## Goal
Take the lines from the head of the listing through the one bearing "const yTicks = [-1.0, -0.5, 0, 0.5, 1.0, 1.5, 2.0];" and copy them exactly, leaving every picture out.

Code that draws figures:
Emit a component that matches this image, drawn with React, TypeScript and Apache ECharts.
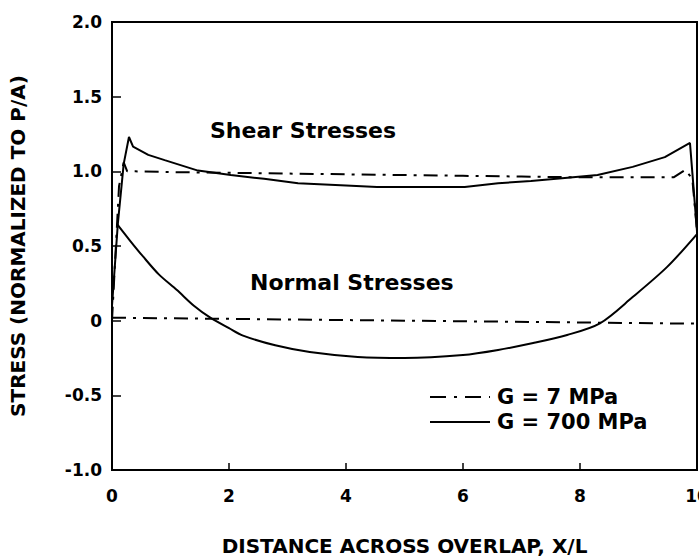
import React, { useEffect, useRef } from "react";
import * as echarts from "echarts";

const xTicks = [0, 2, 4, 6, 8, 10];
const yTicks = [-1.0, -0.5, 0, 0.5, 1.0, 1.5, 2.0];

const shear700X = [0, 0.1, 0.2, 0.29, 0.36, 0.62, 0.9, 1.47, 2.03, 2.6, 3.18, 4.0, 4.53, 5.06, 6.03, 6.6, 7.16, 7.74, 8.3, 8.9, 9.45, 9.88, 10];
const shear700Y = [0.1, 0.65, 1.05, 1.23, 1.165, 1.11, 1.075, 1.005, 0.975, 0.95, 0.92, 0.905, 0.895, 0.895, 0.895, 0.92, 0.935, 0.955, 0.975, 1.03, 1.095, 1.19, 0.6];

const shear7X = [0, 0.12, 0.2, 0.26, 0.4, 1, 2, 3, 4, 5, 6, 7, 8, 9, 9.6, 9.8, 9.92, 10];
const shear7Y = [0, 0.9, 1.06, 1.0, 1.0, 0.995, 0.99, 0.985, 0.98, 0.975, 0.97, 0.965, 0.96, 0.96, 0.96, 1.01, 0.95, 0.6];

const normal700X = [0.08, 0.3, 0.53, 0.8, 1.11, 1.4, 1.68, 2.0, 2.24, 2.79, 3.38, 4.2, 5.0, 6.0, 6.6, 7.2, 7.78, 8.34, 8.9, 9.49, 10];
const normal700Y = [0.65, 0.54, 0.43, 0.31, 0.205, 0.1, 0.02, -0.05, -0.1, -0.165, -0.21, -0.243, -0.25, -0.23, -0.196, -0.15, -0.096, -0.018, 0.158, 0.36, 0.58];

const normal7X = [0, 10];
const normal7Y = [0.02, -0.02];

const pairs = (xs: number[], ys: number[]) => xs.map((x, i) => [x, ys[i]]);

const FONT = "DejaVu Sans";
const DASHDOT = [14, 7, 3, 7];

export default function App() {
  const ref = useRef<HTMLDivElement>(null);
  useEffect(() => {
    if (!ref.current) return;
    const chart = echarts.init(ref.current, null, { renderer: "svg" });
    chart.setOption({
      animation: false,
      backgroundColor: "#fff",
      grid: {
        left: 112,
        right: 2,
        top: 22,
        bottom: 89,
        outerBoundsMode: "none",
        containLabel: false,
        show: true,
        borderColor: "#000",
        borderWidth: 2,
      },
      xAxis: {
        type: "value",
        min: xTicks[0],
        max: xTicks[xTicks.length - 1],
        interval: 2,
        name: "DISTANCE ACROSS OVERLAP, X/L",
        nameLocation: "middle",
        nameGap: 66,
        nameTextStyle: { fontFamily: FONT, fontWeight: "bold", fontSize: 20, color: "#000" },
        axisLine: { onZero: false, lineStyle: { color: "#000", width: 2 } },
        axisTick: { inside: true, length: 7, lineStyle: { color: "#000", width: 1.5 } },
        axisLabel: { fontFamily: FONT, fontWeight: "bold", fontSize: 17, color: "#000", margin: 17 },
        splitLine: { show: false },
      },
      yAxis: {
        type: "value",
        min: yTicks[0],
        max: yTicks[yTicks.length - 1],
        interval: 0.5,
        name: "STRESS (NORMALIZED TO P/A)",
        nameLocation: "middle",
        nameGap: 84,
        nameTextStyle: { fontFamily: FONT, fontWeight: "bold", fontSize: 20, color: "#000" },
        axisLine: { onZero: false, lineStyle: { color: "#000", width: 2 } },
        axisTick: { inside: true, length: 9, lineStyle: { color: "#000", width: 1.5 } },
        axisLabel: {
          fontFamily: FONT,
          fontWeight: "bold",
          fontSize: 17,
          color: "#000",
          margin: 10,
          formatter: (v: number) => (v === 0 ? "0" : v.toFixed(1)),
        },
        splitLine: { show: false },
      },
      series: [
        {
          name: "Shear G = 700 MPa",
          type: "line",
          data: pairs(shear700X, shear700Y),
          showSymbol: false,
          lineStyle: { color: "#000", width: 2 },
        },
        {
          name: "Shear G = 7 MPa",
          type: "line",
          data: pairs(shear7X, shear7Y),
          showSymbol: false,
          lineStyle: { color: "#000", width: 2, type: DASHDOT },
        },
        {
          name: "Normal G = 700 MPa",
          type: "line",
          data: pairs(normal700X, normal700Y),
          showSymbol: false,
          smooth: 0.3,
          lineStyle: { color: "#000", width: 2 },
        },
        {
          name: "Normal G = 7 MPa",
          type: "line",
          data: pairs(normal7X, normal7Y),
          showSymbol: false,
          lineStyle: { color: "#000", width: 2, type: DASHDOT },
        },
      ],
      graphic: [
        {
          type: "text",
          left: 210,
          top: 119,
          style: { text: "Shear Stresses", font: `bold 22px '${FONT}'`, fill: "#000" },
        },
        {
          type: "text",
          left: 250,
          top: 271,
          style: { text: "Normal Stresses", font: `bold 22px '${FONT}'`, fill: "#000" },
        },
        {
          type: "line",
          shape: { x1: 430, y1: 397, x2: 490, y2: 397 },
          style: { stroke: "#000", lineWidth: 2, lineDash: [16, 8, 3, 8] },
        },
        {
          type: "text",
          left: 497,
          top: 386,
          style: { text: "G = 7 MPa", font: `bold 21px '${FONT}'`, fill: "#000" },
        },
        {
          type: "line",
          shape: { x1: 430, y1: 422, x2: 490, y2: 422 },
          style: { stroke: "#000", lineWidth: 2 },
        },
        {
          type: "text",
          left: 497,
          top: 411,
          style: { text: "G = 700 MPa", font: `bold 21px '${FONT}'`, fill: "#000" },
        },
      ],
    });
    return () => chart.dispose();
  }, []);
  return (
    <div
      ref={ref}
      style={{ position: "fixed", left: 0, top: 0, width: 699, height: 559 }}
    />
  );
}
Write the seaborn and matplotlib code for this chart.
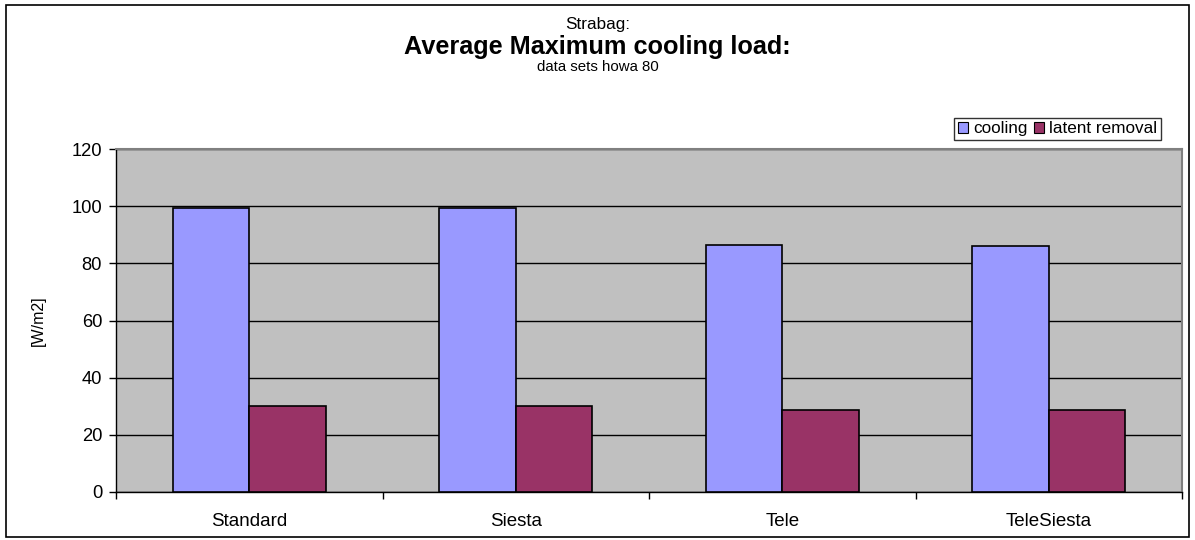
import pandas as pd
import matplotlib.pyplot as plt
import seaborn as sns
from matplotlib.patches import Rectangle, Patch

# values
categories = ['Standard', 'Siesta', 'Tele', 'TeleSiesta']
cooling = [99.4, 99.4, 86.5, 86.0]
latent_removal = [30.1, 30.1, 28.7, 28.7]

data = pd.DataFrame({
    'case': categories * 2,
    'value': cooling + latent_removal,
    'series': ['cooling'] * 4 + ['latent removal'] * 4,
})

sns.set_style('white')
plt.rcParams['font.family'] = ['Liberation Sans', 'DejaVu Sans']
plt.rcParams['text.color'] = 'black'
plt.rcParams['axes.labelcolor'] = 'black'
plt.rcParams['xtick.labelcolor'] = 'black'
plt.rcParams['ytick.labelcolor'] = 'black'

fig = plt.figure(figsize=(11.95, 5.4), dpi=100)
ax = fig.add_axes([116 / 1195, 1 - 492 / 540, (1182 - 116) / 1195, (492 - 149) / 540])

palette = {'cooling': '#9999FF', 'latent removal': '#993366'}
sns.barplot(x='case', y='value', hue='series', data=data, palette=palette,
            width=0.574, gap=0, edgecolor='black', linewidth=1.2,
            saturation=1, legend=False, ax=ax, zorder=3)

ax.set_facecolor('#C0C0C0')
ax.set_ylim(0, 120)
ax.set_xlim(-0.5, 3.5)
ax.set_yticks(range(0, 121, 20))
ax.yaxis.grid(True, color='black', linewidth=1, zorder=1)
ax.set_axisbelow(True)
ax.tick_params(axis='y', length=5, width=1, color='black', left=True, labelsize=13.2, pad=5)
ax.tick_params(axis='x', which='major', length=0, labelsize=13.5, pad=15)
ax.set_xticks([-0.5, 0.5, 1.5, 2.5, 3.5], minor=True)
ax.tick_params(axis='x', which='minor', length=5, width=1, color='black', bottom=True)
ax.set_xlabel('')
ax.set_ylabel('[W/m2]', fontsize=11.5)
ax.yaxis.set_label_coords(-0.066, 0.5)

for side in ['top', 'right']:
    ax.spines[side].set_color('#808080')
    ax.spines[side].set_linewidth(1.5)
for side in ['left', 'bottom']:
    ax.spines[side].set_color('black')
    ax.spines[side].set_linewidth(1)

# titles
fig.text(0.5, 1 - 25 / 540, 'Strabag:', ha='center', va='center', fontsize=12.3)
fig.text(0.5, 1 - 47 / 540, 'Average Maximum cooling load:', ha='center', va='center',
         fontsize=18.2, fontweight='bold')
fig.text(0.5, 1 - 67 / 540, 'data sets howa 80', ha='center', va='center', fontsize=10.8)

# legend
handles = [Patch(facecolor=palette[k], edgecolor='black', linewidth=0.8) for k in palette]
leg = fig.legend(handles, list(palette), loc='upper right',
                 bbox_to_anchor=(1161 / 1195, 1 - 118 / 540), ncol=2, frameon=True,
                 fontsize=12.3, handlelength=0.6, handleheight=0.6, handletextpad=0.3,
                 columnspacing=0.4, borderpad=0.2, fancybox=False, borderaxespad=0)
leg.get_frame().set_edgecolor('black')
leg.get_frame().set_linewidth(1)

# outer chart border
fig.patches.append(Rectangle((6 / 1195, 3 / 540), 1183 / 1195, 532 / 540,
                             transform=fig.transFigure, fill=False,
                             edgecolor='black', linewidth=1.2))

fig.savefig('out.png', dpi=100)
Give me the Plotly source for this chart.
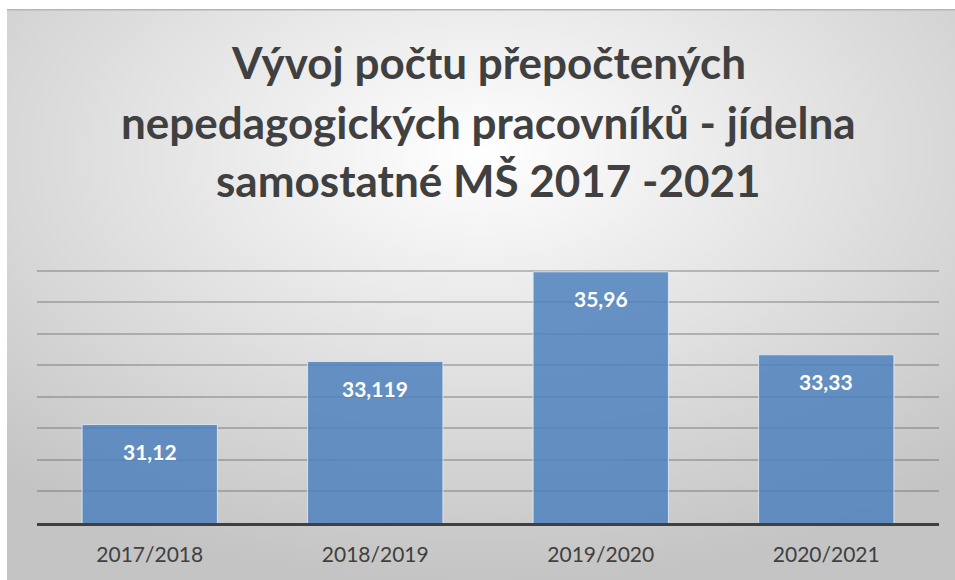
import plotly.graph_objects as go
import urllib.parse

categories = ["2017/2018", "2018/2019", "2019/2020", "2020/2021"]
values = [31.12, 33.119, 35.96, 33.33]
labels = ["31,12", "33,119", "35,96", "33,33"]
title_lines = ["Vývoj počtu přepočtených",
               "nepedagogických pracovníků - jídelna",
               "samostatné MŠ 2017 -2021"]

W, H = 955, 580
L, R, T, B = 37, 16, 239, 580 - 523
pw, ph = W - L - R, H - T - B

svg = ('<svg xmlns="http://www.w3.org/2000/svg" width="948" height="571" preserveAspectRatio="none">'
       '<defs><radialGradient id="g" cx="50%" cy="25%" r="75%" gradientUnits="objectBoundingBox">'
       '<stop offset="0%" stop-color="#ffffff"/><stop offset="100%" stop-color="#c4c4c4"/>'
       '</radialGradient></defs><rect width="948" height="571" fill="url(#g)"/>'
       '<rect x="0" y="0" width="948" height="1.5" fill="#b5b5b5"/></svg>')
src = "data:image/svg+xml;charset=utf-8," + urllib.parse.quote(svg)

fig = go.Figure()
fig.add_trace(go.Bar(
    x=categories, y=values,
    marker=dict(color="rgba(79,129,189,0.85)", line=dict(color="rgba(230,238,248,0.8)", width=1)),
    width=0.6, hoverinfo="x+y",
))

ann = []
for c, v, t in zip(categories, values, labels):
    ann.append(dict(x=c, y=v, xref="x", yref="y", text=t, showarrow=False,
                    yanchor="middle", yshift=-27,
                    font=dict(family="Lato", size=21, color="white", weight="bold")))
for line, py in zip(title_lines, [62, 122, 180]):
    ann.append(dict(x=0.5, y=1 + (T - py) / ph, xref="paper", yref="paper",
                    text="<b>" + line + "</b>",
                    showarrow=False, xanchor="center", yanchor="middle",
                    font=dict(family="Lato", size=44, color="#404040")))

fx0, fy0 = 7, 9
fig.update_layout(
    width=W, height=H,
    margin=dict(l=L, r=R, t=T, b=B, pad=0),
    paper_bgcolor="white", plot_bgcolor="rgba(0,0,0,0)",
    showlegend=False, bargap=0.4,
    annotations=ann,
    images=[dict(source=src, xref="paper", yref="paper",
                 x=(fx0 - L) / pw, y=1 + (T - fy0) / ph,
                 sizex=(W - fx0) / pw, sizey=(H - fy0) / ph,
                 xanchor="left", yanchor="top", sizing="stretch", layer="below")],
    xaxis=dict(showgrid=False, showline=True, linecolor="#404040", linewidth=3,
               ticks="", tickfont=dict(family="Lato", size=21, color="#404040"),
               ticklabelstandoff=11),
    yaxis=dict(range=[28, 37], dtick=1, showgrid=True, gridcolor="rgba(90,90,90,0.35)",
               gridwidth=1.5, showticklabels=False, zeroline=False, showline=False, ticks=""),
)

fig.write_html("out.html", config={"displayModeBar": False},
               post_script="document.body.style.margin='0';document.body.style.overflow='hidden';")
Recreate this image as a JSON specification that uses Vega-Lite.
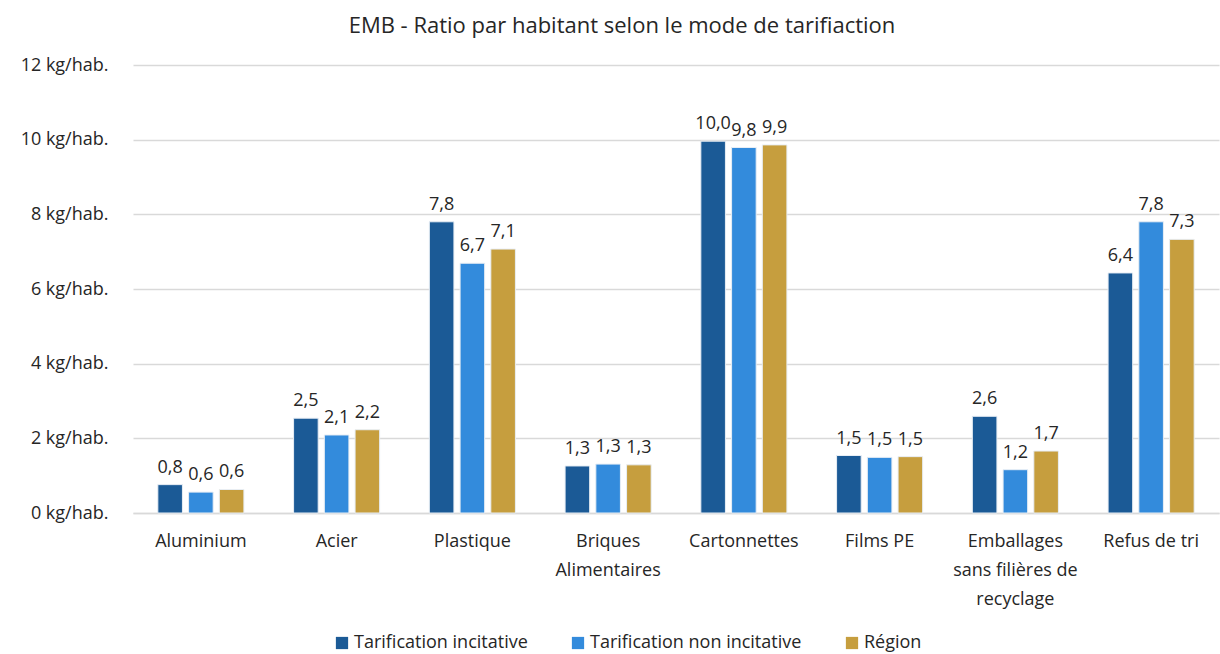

## Solution for this problem
Emit a component that matches this image, drawn with React, TypeScript and Apache ECharts.
import React, { useEffect, useRef } from "react";
import * as echarts from "echarts";

const xTicks = [0, 2, 4, 6, 8, 10];
const yTicks = [-1.0, -0.5, 0, 0.5, 1.0, 1.5, 2.0];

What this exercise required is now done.